Exercise data:
##############################

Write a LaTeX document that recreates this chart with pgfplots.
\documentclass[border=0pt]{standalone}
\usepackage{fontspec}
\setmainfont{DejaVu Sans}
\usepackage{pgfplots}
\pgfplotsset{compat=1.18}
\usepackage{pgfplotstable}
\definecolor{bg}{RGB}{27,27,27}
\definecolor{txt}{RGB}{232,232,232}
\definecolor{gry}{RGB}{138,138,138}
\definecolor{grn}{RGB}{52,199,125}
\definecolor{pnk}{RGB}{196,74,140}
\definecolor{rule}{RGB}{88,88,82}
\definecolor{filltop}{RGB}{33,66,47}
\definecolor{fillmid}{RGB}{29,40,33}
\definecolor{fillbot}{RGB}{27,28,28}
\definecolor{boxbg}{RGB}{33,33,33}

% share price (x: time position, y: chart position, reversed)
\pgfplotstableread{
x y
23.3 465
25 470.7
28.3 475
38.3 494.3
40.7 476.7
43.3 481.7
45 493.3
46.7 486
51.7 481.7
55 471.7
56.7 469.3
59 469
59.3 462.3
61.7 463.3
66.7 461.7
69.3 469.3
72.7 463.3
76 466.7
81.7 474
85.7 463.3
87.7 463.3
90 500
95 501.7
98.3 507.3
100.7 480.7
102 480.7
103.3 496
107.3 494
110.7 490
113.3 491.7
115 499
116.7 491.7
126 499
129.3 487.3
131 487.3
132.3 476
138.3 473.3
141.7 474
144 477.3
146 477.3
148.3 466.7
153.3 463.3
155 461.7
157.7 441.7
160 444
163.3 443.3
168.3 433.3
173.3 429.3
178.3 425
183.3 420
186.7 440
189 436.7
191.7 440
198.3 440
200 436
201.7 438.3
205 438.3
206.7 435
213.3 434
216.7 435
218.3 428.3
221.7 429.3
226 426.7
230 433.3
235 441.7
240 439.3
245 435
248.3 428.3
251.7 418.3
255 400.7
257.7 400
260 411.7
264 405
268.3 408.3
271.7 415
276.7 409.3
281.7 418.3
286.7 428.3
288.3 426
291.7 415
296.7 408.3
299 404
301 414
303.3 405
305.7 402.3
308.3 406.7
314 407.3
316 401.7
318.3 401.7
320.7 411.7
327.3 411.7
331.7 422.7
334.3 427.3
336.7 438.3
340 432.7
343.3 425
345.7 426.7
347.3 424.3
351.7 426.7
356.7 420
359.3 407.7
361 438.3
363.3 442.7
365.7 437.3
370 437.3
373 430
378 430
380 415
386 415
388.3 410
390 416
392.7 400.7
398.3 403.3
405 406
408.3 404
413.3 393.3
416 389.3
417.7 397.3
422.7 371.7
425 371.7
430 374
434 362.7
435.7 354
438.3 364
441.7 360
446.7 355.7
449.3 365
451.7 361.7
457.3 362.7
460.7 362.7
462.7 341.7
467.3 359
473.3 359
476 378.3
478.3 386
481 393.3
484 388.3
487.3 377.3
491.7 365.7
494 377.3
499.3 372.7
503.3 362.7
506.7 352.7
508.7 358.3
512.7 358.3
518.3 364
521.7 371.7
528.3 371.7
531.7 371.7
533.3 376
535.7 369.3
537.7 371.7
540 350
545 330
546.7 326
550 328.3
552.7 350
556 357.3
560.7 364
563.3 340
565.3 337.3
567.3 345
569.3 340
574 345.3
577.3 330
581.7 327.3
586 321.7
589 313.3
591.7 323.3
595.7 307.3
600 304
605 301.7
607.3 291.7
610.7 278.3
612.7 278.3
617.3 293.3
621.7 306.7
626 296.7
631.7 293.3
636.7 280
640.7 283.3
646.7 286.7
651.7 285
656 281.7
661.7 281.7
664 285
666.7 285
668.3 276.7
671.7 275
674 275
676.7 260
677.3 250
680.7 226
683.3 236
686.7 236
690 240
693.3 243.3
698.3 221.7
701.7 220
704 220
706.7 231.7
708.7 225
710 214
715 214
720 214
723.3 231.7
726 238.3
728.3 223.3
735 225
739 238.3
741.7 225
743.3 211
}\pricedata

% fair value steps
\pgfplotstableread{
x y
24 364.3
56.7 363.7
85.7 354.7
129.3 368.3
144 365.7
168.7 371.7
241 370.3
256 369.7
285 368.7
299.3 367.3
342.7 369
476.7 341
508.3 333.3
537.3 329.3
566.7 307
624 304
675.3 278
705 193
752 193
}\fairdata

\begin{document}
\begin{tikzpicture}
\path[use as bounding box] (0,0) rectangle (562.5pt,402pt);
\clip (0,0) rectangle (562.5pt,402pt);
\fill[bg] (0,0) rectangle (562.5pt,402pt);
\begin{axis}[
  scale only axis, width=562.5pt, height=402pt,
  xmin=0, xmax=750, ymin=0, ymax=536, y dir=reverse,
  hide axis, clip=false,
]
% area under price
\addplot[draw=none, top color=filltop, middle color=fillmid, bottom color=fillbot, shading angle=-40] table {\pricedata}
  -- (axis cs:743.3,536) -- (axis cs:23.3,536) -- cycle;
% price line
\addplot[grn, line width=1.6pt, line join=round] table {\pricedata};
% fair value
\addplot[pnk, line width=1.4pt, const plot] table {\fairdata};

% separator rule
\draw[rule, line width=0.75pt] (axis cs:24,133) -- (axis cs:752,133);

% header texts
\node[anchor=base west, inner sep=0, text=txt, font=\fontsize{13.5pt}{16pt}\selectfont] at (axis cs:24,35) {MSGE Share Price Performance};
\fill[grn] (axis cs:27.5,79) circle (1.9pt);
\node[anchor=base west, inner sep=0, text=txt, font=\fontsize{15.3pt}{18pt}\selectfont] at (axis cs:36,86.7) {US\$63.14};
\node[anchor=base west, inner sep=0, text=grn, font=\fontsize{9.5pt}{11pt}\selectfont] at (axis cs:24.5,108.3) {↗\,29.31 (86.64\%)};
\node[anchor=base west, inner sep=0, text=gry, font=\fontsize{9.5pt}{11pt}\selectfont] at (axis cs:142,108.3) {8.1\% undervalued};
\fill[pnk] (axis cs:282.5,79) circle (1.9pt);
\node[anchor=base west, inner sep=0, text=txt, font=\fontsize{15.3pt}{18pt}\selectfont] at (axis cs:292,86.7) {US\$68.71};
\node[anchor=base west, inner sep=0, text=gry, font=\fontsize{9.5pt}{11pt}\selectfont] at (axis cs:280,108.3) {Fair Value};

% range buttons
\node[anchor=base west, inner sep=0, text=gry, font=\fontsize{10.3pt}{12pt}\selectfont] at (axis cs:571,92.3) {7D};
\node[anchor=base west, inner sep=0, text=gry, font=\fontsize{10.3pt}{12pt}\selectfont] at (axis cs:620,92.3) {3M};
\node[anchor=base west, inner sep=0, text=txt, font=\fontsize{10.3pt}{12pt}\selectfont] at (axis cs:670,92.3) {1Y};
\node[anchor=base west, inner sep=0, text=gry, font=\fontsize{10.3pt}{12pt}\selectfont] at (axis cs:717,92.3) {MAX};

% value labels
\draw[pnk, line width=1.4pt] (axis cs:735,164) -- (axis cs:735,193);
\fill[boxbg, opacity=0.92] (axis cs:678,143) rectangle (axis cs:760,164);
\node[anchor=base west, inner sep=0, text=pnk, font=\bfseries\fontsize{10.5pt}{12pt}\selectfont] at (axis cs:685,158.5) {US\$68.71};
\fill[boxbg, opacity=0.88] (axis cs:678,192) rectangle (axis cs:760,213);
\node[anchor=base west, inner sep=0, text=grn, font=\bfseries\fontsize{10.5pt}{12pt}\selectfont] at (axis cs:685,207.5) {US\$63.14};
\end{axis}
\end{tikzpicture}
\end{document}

##############################

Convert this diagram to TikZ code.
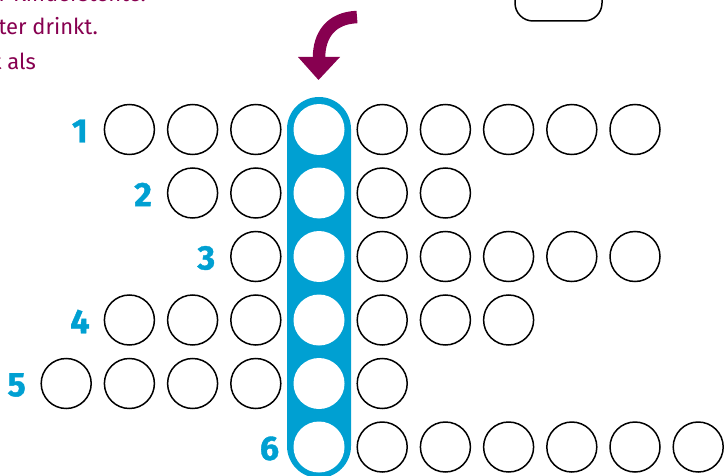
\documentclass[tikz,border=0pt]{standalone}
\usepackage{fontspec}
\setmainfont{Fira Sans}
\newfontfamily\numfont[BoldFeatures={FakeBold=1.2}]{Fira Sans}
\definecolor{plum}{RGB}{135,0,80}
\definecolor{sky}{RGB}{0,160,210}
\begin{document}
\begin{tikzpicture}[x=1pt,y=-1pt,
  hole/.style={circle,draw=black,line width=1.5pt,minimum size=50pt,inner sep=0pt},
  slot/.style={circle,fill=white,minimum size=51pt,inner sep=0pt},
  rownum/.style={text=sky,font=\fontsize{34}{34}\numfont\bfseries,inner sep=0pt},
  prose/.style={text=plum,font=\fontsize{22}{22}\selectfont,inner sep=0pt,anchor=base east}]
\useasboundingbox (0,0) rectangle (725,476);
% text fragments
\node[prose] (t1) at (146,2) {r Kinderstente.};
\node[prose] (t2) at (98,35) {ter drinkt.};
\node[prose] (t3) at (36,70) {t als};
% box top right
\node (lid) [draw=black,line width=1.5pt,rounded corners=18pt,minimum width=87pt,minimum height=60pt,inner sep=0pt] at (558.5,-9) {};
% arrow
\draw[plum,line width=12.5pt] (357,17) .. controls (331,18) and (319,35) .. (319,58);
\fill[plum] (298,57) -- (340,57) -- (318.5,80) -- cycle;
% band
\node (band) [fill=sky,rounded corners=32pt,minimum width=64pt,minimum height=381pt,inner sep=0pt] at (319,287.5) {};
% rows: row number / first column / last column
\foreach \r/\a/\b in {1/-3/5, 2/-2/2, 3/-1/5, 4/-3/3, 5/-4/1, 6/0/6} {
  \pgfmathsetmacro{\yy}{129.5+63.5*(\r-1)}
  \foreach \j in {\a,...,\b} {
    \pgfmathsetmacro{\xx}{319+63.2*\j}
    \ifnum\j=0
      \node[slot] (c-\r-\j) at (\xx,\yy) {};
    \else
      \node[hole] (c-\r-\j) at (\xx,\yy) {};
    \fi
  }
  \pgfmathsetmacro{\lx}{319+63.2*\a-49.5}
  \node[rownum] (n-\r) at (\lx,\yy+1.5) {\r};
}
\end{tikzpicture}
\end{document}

##############################

Exercise prompt:
Show every line from the listing above in which the string "this" appears.

Task solution:
Write a LaTeX document that recreates this chart with pgfplots.
Convert this diagram to TikZ code.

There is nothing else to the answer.